There is no such thing as zero risk trading. From properties to cryptocurrencies, all investments come with varying degree of risks. As such, any investors worth their salt take calculated risks in order to keep their losses to a minimum and gain optimal returns.
One of the well-known strategies that investors employ is to “buy low, sell high”.
For example, by selling the asset that you have bought for a hundred dollars at a current price of two hundred dollars, you will gain one hundred dollars in profit. It’s not rocket science.
However, that’s easier said than done. How do you predict the trajectory of the asset’s price? How do you know when you should buy or sell off some of your Bitcoin? How do traders and analysts look at a trading chart and go “hmm, it may be time to sell soon”?
In the late 19th century, a journalist closely analysed the American stock market data that he has compiled, believing that there are patterns and business cycles in this data waiting to be discovered. That journalist was Charles Dow, and this form of technical analysis is named the Dow Theory.
In finance terms, technical analysis is a methodology used to forecast the price action by studying past market data mainly price and volume and it’s one of the most popular of its kind. Bear in mind that the Dow Theory is only one of the many types of technical analysis out there and it’s certainly not the first either. Amsterdam-based merchant Joseph de la Vega’s accounts of the Dutch financial markets in the 17th century was one of the earliest examples that predate the Dow theory.
In this article, we will be focusing on technical indicators which are pattern-based signals based on historic price, volume, and/or open interest used by traders that employ technical analysis.
There are hundreds of technical indicators that have become subjects of intense discussions and scrutiny. Common ones like MACD and RSI have found their ways into the repertoire of indicators used by traders.
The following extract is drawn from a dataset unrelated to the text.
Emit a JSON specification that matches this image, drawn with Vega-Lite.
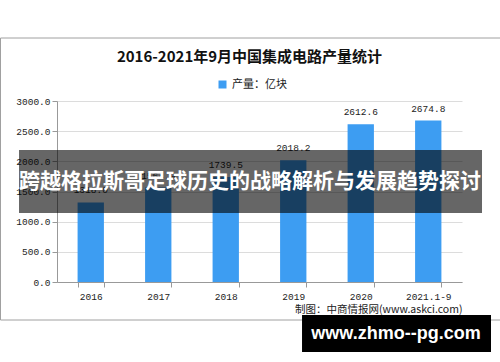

As thousands of traders converge on the signals exhibited by the technical indicators, it invariable become a herd effect which becomes a self-fulfilling prophecy. This means if an indicator shows a Buy level, thousands of traders will act on it and thus, reinforcing the indicator’s signal.
We can safely arrive at a conclusion that technical analysis is helpful in providing some pointers that enable you to act according to price action and determine the optimal time to buy or sell.